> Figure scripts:
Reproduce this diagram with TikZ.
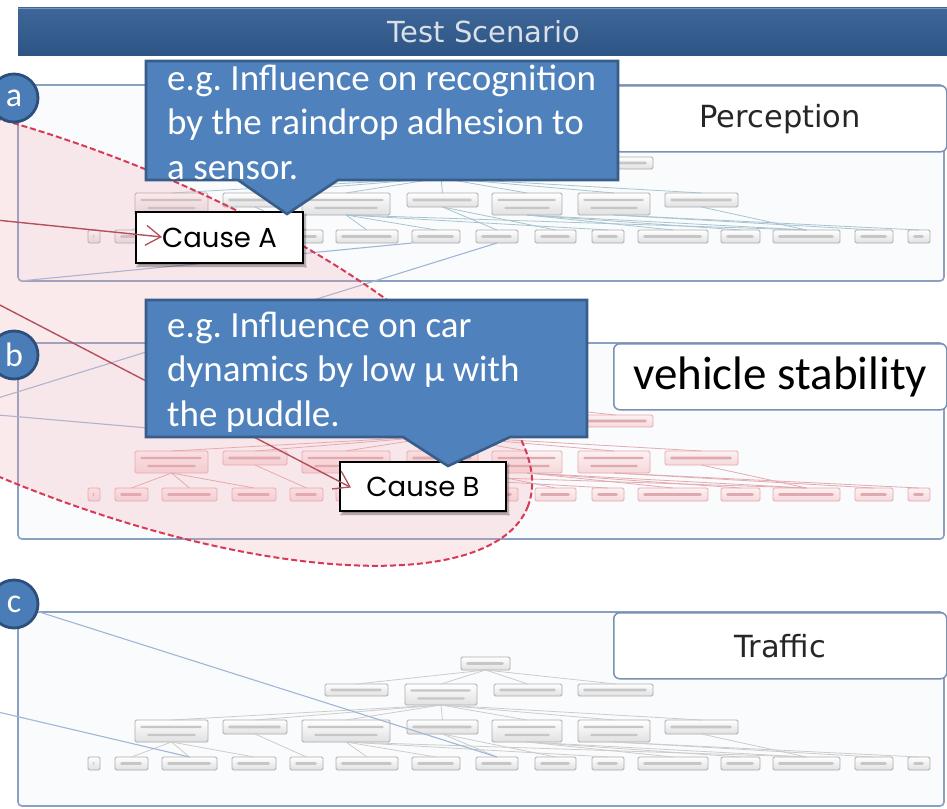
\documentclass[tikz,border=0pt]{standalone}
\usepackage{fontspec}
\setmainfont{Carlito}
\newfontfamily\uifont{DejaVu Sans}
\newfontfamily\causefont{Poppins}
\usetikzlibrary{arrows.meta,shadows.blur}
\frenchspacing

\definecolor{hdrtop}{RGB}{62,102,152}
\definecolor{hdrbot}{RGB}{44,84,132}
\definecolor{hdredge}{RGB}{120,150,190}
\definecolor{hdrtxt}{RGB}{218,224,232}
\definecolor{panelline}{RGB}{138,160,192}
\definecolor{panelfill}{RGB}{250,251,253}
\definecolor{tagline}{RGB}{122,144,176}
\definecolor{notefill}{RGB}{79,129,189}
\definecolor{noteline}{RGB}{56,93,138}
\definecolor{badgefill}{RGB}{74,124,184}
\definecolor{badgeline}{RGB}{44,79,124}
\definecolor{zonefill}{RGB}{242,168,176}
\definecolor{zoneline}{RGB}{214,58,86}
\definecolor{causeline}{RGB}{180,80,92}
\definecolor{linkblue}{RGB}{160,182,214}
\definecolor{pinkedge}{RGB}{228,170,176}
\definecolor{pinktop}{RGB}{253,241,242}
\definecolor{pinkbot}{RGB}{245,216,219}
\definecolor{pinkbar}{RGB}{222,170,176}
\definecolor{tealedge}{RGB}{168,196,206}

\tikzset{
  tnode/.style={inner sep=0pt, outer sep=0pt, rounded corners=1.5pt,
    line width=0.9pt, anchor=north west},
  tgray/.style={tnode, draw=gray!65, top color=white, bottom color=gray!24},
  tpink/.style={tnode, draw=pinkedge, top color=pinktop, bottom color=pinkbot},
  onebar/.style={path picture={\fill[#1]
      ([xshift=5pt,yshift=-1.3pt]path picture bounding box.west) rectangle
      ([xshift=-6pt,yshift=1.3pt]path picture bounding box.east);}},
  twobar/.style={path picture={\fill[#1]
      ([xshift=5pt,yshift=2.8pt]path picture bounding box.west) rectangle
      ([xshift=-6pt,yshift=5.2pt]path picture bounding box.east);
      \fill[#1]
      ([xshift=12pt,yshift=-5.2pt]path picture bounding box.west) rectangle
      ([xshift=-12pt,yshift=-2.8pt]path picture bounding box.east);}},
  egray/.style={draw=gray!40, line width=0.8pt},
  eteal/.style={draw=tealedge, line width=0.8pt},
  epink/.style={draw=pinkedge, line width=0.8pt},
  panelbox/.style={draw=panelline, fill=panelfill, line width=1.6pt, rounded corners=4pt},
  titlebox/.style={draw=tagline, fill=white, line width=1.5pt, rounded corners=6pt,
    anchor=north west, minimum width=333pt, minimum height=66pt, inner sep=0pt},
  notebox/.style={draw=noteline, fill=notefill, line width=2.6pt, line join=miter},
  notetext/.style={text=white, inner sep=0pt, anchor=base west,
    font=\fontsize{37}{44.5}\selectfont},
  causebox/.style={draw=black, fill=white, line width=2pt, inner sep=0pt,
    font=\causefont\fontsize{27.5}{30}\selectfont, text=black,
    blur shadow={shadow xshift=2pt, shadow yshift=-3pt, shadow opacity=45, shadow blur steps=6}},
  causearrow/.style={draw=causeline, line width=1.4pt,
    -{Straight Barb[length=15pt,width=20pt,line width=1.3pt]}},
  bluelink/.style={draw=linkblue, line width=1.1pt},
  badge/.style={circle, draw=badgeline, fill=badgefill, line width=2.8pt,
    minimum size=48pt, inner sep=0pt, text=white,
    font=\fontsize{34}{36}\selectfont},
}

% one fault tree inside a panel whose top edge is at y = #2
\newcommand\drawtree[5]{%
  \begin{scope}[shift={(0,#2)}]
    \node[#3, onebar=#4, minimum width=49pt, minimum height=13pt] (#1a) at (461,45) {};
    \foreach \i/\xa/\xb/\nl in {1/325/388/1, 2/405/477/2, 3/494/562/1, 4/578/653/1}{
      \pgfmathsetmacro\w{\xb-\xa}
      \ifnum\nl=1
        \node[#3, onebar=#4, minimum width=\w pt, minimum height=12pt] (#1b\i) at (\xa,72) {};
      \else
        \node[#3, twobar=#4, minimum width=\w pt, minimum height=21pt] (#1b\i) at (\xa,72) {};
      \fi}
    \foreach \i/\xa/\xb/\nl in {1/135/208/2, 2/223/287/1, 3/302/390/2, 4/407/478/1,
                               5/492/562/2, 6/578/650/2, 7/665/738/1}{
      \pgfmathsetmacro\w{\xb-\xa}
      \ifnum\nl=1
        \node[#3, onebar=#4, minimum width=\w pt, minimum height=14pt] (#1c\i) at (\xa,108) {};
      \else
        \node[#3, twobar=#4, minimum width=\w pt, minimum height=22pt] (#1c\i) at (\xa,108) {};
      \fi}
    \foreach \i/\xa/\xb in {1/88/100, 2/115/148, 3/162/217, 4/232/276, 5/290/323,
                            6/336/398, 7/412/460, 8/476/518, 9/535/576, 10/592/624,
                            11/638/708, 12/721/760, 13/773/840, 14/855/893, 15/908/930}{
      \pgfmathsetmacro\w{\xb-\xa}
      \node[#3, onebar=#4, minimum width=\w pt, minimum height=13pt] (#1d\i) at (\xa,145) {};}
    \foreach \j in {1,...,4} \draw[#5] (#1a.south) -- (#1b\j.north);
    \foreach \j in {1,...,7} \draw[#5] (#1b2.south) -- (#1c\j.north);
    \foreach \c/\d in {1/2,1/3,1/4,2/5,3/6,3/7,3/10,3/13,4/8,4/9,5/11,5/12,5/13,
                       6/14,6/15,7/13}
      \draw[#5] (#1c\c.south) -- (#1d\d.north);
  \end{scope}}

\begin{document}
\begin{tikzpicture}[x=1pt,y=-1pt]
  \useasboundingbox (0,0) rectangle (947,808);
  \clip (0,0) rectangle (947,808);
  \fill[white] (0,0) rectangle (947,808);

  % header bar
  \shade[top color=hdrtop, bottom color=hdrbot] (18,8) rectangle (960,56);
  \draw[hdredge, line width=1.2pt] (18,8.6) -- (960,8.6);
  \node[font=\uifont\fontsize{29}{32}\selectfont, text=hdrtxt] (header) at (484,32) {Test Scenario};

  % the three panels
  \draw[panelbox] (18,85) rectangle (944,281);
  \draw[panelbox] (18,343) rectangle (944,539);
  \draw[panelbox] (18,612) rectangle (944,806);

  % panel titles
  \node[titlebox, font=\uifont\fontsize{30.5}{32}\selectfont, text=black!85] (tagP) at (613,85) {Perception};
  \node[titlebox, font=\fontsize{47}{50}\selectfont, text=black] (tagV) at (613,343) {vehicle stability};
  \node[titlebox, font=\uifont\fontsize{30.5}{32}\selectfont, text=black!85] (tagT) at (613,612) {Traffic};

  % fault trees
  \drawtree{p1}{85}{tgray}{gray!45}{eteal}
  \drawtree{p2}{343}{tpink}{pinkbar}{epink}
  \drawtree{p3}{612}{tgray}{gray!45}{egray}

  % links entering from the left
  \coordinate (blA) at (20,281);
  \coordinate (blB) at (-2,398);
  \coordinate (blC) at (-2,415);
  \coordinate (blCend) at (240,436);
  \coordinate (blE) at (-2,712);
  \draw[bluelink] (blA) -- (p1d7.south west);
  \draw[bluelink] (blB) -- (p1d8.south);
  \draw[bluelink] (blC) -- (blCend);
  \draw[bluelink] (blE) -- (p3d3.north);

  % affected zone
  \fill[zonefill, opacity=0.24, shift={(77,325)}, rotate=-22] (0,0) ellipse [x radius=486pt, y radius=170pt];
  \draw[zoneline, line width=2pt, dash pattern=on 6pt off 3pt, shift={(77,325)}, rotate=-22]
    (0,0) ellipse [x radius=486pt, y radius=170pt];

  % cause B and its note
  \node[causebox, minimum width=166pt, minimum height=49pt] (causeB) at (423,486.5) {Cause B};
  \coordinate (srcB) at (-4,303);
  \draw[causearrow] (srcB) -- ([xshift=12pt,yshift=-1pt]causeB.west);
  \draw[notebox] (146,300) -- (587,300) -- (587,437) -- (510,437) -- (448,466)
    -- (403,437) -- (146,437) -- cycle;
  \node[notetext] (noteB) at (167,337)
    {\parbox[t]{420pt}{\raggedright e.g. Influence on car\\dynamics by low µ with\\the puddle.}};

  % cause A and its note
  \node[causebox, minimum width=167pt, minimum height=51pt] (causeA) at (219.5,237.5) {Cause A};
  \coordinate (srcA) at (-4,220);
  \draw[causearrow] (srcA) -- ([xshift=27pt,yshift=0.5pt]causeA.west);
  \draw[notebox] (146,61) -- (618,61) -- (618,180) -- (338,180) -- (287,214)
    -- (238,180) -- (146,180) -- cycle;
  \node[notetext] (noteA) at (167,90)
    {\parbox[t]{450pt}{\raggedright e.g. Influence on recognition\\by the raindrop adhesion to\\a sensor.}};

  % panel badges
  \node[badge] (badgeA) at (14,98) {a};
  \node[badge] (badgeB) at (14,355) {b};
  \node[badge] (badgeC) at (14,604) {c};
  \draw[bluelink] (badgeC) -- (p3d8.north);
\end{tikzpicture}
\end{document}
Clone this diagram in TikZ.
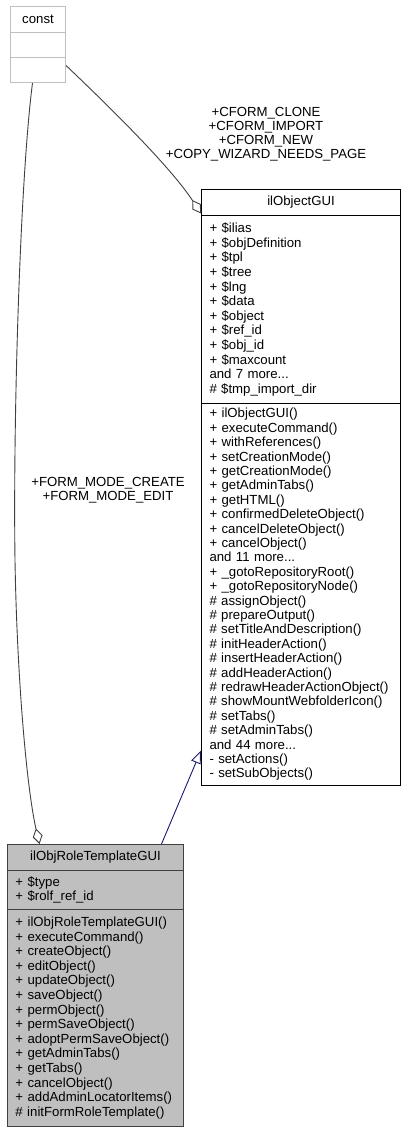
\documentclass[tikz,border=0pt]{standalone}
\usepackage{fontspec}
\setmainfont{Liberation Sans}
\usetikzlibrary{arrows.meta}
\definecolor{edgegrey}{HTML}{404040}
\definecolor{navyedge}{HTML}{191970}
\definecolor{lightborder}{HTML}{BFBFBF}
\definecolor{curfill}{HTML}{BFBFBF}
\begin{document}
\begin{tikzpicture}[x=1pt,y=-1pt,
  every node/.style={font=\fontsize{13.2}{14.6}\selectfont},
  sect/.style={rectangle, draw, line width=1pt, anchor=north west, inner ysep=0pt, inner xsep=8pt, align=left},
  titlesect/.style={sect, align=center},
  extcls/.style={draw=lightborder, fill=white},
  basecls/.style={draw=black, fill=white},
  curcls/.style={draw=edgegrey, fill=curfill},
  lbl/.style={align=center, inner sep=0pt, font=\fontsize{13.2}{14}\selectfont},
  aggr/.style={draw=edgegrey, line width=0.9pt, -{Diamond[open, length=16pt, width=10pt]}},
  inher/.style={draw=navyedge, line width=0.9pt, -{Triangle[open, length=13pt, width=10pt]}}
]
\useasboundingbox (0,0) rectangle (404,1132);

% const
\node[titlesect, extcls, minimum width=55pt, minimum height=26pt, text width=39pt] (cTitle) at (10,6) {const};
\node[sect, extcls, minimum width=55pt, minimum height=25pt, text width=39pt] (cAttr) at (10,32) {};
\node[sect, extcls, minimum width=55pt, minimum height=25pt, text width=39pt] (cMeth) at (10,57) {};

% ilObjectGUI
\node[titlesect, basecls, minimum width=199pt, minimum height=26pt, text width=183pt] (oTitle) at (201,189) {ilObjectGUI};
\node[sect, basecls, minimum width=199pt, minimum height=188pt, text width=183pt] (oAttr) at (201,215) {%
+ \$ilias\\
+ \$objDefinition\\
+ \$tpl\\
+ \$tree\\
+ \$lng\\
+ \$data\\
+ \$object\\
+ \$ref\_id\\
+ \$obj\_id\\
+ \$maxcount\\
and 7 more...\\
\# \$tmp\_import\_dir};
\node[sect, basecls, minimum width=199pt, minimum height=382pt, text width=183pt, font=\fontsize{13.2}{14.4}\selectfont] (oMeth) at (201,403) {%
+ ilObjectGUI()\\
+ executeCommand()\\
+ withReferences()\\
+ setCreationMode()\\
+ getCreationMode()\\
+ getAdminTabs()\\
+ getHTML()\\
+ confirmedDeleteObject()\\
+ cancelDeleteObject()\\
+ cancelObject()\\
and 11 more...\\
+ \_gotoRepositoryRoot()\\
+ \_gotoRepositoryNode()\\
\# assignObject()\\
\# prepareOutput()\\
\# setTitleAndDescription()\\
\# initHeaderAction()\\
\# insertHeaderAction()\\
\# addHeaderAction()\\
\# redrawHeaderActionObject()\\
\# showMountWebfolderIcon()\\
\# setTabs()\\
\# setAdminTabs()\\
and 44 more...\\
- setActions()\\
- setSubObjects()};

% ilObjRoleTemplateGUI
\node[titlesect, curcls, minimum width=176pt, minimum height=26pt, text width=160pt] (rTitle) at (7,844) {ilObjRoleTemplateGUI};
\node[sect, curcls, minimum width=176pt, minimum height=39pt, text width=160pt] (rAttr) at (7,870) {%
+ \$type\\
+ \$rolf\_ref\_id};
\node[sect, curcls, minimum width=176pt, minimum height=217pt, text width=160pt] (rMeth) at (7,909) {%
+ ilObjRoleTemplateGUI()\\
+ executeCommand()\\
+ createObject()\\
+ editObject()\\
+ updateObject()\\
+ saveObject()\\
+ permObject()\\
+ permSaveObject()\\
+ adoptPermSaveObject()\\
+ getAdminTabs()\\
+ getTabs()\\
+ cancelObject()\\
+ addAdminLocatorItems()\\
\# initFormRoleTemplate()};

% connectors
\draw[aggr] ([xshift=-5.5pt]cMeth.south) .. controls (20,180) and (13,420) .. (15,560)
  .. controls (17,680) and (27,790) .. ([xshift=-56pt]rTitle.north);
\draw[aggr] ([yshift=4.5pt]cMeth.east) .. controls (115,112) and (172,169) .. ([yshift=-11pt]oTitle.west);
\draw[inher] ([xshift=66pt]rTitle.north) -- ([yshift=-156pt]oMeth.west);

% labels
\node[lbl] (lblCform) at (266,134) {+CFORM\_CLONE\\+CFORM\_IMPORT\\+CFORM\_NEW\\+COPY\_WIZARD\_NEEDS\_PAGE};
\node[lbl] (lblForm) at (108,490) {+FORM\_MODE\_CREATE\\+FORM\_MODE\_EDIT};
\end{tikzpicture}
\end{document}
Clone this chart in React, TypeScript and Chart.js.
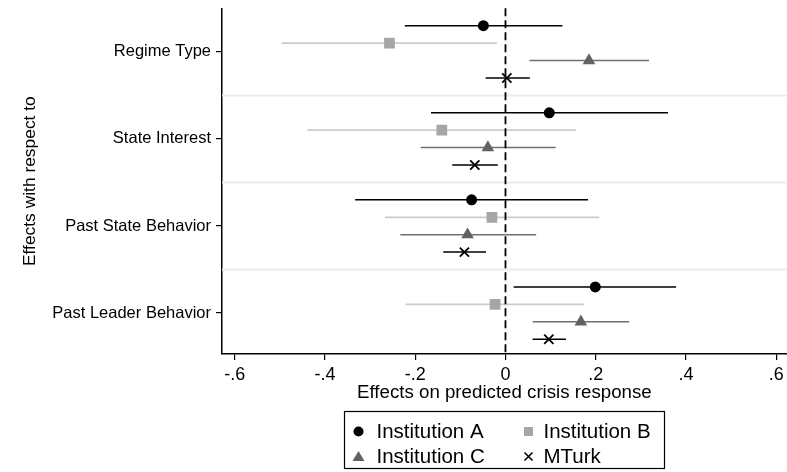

> The request: Beginning with the line above that contains "Clone this diagram in TikZ." and finishing with the line that contains "text width=39pt] (cMeth)", print those lines exactly and only. Skip all pictures.

> Task result:
Clone this diagram in TikZ.
\documentclass[tikz,border=0pt]{standalone}
\usepackage{fontspec}
\setmainfont{Liberation Sans}
\usetikzlibrary{arrows.meta}
\definecolor{edgegrey}{HTML}{404040}
\definecolor{navyedge}{HTML}{191970}
\definecolor{lightborder}{HTML}{BFBFBF}
\definecolor{curfill}{HTML}{BFBFBF}
\begin{document}
\begin{tikzpicture}[x=1pt,y=-1pt,
  every node/.style={font=\fontsize{13.2}{14.6}\selectfont},
  sect/.style={rectangle, draw, line width=1pt, anchor=north west, inner ysep=0pt, inner xsep=8pt, align=left},
  titlesect/.style={sect, align=center},
  extcls/.style={draw=lightborder, fill=white},
  basecls/.style={draw=black, fill=white},
  curcls/.style={draw=edgegrey, fill=curfill},
  lbl/.style={align=center, inner sep=0pt, font=\fontsize{13.2}{14}\selectfont},
  aggr/.style={draw=edgegrey, line width=0.9pt, -{Diamond[open, length=16pt, width=10pt]}},
  inher/.style={draw=navyedge, line width=0.9pt, -{Triangle[open, length=13pt, width=10pt]}}
]
\useasboundingbox (0,0) rectangle (404,1132);

% const
\node[titlesect, extcls, minimum width=55pt, minimum height=26pt, text width=39pt] (cTitle) at (10,6) {const};
\node[sect, extcls, minimum width=55pt, minimum height=25pt, text width=39pt] (cAttr) at (10,32) {};
\node[sect, extcls, minimum width=55pt, minimum height=25pt, text width=39pt] (cMeth) at (10,57) {};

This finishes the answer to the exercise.